As mentioned earlier, we do not have a crystal ball and our local economy is strong. What we don’t know is how the global economy will affect the Austin Texas housing market. What we don’t know is what the stated mortgage rates will be.  People buy homes regardless of lending rates. Today’s rates are not tomorrow’s rates and they’re not the rates of the 1980’s when people were purchasing homes at 18% mortgage rates.

Our mortgage rates could not remain artificially low. Many people were lulled into a false sense that 3% mortgage rates were sustainable and would last. Turns out printing trillions of dollars wasn’t the best idea for the United States economy. How’d that work for us? Now everyone pays. Global economic reset triggered?  Quite possibly so.

#6 Buying a House Creates More Wealth Than Renting

FACT

You paying someone elses mortgage for them by “paying rent” is a great deal for the investor. You’re effectively paying for someone else’s home appreciating in value over time. Today’s equity and tomorrow’s future equity and their wealth portfolio is looking better with every rent check you send in.

When you are a home owner, a portion of your mortgage payment pays down the principal sum you’ve borrowed. That’s why we call it a “forced savings account”. That additional equity gain (over time) is an added bonus.  Real estate appreciation is how most millionaires have made their fortunes and created generational wealth.

#7 There Are Better Purchasing Opportunities For Investors Today vs 6 Months Ago

FACT

There was very limited or no inventory to buy in Austin Texas 6 or 12 or 18 months ago. Off-market properties (not found on the Multiple Listing Services) were also very limited and sold just as quickly. In today’s real estate market, some of those residential and/or multi-unit Investors that didn’t sell may be more likely to accept lower offers if they’re not capable of holding onto properties, considering the long-haul or have other opportunities they’re considering. And, Investors looking to buy may be able to afford more investment properties with price decreases.

FYI: There were a lot of rookie investors that got into the market in 2020 and 2021 feeling like investor ownership is not as easy as they thought. Right now is a great time for an educated Investor to pick up property.  That said, know your numbers first! Mortgage, taxes, operations, lease rates, vacancy rates, etc. in order to create a winning financial solution.

#7 You Can Buy a House At Last Year’s Mortgage Rate

FACT

The posted daily mortgage rates are higher today than a year ago. And, there are ways to buy down your rate. There are temporary buy downs that will allow you to buy down your mortgage rate up to 3% less than the posted mortgage rate.

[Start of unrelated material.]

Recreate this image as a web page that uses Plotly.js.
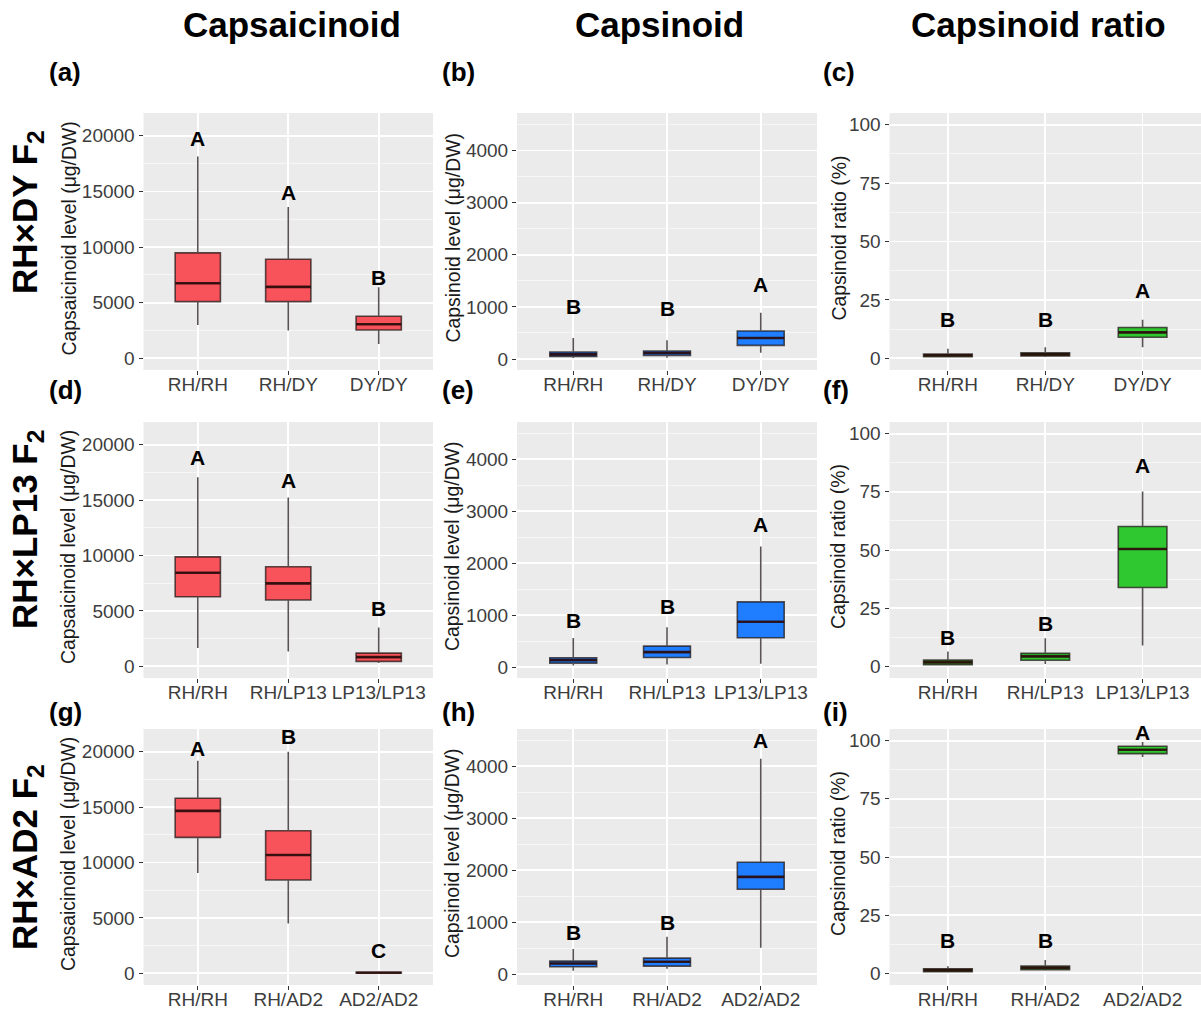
<!DOCTYPE html>
<html>
<head>
<meta charset="utf-8">
<script src="https://cdn.plot.ly/plotly-3.0.1.min.js"></script>
<style>html,body{margin:0;padding:0;background:#fff;} #chart{width:1201px;height:1012px;}</style>
</head>
<body>
<div id="chart"></div>
<script>
// ---------- categories ----------
const catsDY   = ['RH/RH', 'RH/DY', 'DY/DY'];
const catsLP13 = ['RH/RH', 'RH/LP13', 'LP13/LP13'];
const catsAD2  = ['RH/RH', 'RH/AD2', 'AD2/AD2'];

// ---------- (a) RH×DY capsaicinoid ----------
const a_q1 = [5100, 5100, 2550];
const a_med = [6750, 6420, 3060];
const a_q3 = [9480, 8910, 3780];
const a_lo = [3000, 2490, 1290];
const a_hi = [18150, 13590, 6390];
const a_let = ['A', 'A', 'B'];
const a_letY = [19800, 14910, 7290];

// ---------- (b) RH×DY capsinoid ----------
const b_q1 = [51, 71, 263];
const b_med = [90, 116, 404];
const b_q3 = [135, 154, 539];
const b_lo = [19, 26, 122];
const b_hi = [404, 360, 886];
const b_let = ['B', 'B', 'A'];
const b_letY = [1000, 969, 1438];

// ---------- (c) RH×DY capsinoid ratio ----------
const c_q1 = [0.7, 1.0, 9.0];
const c_med = [1.3, 1.7, 11.1];
const c_q3 = [1.85, 2.4, 13.2];
const c_lo = [0.4, 0.6, 4.7];
const c_hi = [4.1, 4.7, 16.5];
const c_let = ['B', 'B', 'A'];
const c_letY = [16.5, 16.5, 28.9];

// ---------- (d) RH×LP13 capsaicinoid ----------
const d_q1 = [6287, 5988, 449];
const d_med = [8443, 7485, 838];
const d_q3 = [9880, 8982, 1198];
const d_lo = [1647, 1347, 300];
const d_hi = [17066, 15240, 3503];
const d_let = ['A', 'A', 'B'];
const d_letY = [18862, 16766, 5180];

// ---------- (e) RH×LP13 capsinoid ----------
const e_q1 = [77, 186, 564];
const e_med = [135, 288, 872];
const e_q3 = [179, 404, 1256];
const e_lo = [32, 51, 64];
const e_hi = [558, 769, 2320];
const e_let = ['B', 'B', 'A'];
const e_letY = [897, 1173, 2737];

// ---------- (f) RH×LP13 capsinoid ratio ----------
const f_q1 = [0.7, 2.6, 33.9];
const f_med = [1.7, 4.3, 50.4];
const f_q3 = [2.7, 5.6, 60.1];
const f_lo = [0.4, 1.0, 9.0];
const f_hi = [6.4, 12.1, 75.1];
const f_let = ['B', 'B', 'A'];
const f_letY = [12.5, 18.5, 86.2];

// ---------- (g) RH×AD2 capsaicinoid ----------
const g_q1 = [12270, 8427, 30];
const g_med = [14660, 10677, 60];
const g_q3 = [15800, 12866, 100];
const g_lo = [9057, 4500, 0];
const g_hi = [19190, 20000, 180];
const g_let = ['A', 'B', 'C'];
const g_letY = [20300, 21350, 2100];

// ---------- (h) RH×AD2 capsinoid ----------
const h_q1 = [141, 154, 1635];
const h_med = [205, 237, 1872];
const h_q3 = [250, 308, 2154];
const h_lo = [64, 103, 506];
const h_hi = [481, 718, 4147];
const h_let = ['B', 'B', 'A'];
const h_letY = [801, 987, 4500];

// ---------- (i) RH×AD2 capsinoid ratio ----------
const i_q1 = [0.7, 1.6, 94.4];
const i_med = [1.4, 2.4, 96.1];
const i_q3 = [2.0, 3.1, 97.6];
const i_lo = [0.4, 1.1, 93.0];
const i_hi = [3.1, 5.7, 99.4];
const i_let = ['B', 'B', 'A'];
const i_letY = [14.3, 14.3, 103.4];

// ---------- text ----------
const colTitles = ['Capsaicinoid', 'Capsinoid', 'Capsinoid ratio'];
const rowTitles = ['RH×DY F<sub>2</sub>', 'RH×LP13 F<sub>2</sub>', 'RH×AD2 F<sub>2</sub>'];
const yTitles = ['Capsaicinoid level (μg/DW)', 'Capsinoid level (μg/DW)', 'Capsinoid ratio (%)'];
const panelTags = ['(a)', '(b)', '(c)', '(d)', '(e)', '(f)', '(g)', '(h)', '(i)'];

// ---------- layout geometry (pixels) ----------
const W = 1201, H = 1012;
const colPx = [[143.5, 433], [517, 817], [889.5, 1201]];
const rowPx = [[113, 370], [422, 678], [729, 985]];
const yRanges = [[-1050, 22050], [-210, 4720], [-5, 105]];
const yDtick = [5000, 1000, 25];
const fills = ['#F8525A', '#1F7DFF', '#30C830'];

const panels = [
  [catsDY, a_q1, a_med, a_q3, a_lo, a_hi, a_let, a_letY],
  [catsDY, b_q1, b_med, b_q3, b_lo, b_hi, b_let, b_letY],
  [catsDY, c_q1, c_med, c_q3, c_lo, c_hi, c_let, c_letY],
  [catsLP13, d_q1, d_med, d_q3, d_lo, d_hi, d_let, d_letY],
  [catsLP13, e_q1, e_med, e_q3, e_lo, e_hi, e_let, e_letY],
  [catsLP13, f_q1, f_med, f_q3, f_lo, f_hi, f_let, f_letY],
  [catsAD2, g_q1, g_med, g_q3, g_lo, g_hi, g_let, g_letY],
  [catsAD2, h_q1, h_med, h_q3, h_lo, h_hi, h_let, h_letY],
  [catsAD2, i_q1, i_med, i_q3, i_lo, i_hi, i_let, i_letY]
];

const FONT = '"Liberation Sans", Arial, sans-serif';
const data = [];
const shapes = [];
const annotations = [];
const layout = {
  width: W, height: H,
  margin: {l: 0, r: 0, t: 0, b: 0},
  paper_bgcolor: '#ffffff',
  plot_bgcolor: '#EBEBEB',
  showlegend: false,
  font: {family: FONT, color: '#000', size: 19},
  shapes: shapes,
  annotations: annotations
};

const px2x = p => p / W;
const px2y = p => 1 - p / H;

panels.forEach((p, k) => {
  const [cats, q1, med, q3, lo, hi, lets, letY] = p;
  const row = Math.floor(k / 3), col = k % 3;
  const n = k + 1;
  const xa = n === 1 ? 'x' : 'x' + n;
  const ya = n === 1 ? 'y' : 'y' + n;
  data.push({
    type: 'box',
    x: cats, q1: q1, median: med, q3: q3, lowerfence: lo, upperfence: hi,
    xaxis: xa, yaxis: ya,
    width: 0.5, whiskerwidth: 0, boxpoints: false,
    fillcolor: fills[col],
    line: {color: 'rgba(35,25,25,0.75)', width: 1.6},
    hoverinfo: 'skip'
  });
  cats.forEach((c, i) => {
    shapes.push({
      type: 'line', xref: xa, yref: ya, layer: 'above',
      x0: i - 0.25, x1: i + 0.25, y0: med[i], y1: med[i],
      line: {color: 'rgba(45,10,10,0.85)', width: 2.6}
    });
    annotations.push({
      xref: xa, yref: ya, x: c, y: letY[i], text: lets[i], showarrow: false,
      xanchor: 'center', yanchor: 'middle',
      font: {family: FONT, size: 21, color: '#000', weight: 'bold'}
    });
  });
  const gridBase = {
    showgrid: true, gridcolor: '#ffffff', gridwidth: 1.8,
    zeroline: false, showline: false,
    ticks: 'outside', ticklen: 4, tickwidth: 1, tickcolor: '#333333',
    tickfont: {family: FONT, size: 19, color: '#3d3d3d'},
    fixedrange: true
  };
  layout['xaxis' + (n === 1 ? '' : n)] = Object.assign({}, gridBase, {
    domain: [px2x(colPx[col][0]), px2x(colPx[col][1])],
    anchor: ya,
    type: 'category',
    categoryorder: 'array', categoryarray: cats,
    range: [-0.6, 2.6],
    ticklabelstandoff: -7
  });
  layout['yaxis' + (n === 1 ? '' : n)] = Object.assign({}, gridBase, {
    domain: [px2y(rowPx[row][1]), px2y(rowPx[row][0])],
    anchor: xa,
    range: yRanges[col],
    tick0: 0, dtick: yDtick[col],
    tickformat: 'd', exponentformat: 'none',
    minor: {dtick: yDtick[col] / 2, tick0: yDtick[col] / 2, showgrid: true,
            gridcolor: '#F7F7F7', gridwidth: 0.9, ticks: ''}
  });
  // y-axis title
  annotations.push({
    xref: 'paper', yref: 'paper',
    x: px2x([68, 452, 838][col]),
    y: px2y((rowPx[row][0] + rowPx[row][1]) / 2 - 3),
    text: yTitles[col], textangle: -90, showarrow: false,
    xanchor: 'center', yanchor: 'middle',
    font: {family: FONT, size: 19.4, color: '#1a1a1a'}
  });
  // panel tag
  annotations.push({
    xref: 'paper', yref: 'paper',
    x: px2x([47, 440, 821][col]),
    y: px2y([72, 390, 712][row]),
    text: panelTags[k], showarrow: false,
    xanchor: 'left', yanchor: 'middle',
    font: {family: FONT, size: 26, color: '#000', weight: 'bold'}
  });
});

// column titles
[292, 659, 1038].forEach((cx, j) => {
  annotations.push({
    xref: 'paper', yref: 'paper', x: px2x(cx), y: px2y(25),
    text: colTitles[j], showarrow: false, xanchor: 'center', yanchor: 'middle',
    font: {family: FONT, size: 35, color: '#000', weight: 'bold'}
  });
});
// row titles
[212, 530, 857].forEach((cy, j) => {
  annotations.push({
    xref: 'paper', yref: 'paper', x: px2x(27), y: px2y(cy),
    text: rowTitles[j], textangle: -90, showarrow: false,
    xanchor: 'center', yanchor: 'middle',
    font: {family: FONT, size: 35, color: '#000', weight: 'bold'}
  });
});

Plotly.newPlot('chart', data, layout, {staticPlot: true, displayModeBar: false});
</script>
</body>
</html>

Shortstrokes: To buy down your rate, you pay to the lender upfront for the privilege of having an overall lower mortgage rate. You’ll find specific content about 3:1 Mortgage Buy Down Rates, 2:1 Mortgage Buy Down Rates and Permanent Buy Downs on the Jennifer S. Goodman YouTube Channel HERE.

Anecdotally, Mark has an FHA Home Buyer right now closing on a property at 5.5% mortgage rate.. Her first 12 months is -3% so she’s going to be paying a 2.5% mortgage rate.

#8 A 20% Down Payment Gets The Best Mortgage Rates

FAKE. 100% FUGAZI.

You actually get a relatively worse rate than if you put down 15%, 10% or 5% down payment depending on your credit score. Whaaat?!

You will have a lower mortgage payment with 20% down payment. But, you will likely not actually save money relative to various strategies that can save you even more money. If you want to save money, if you want to save a lot of money, read on.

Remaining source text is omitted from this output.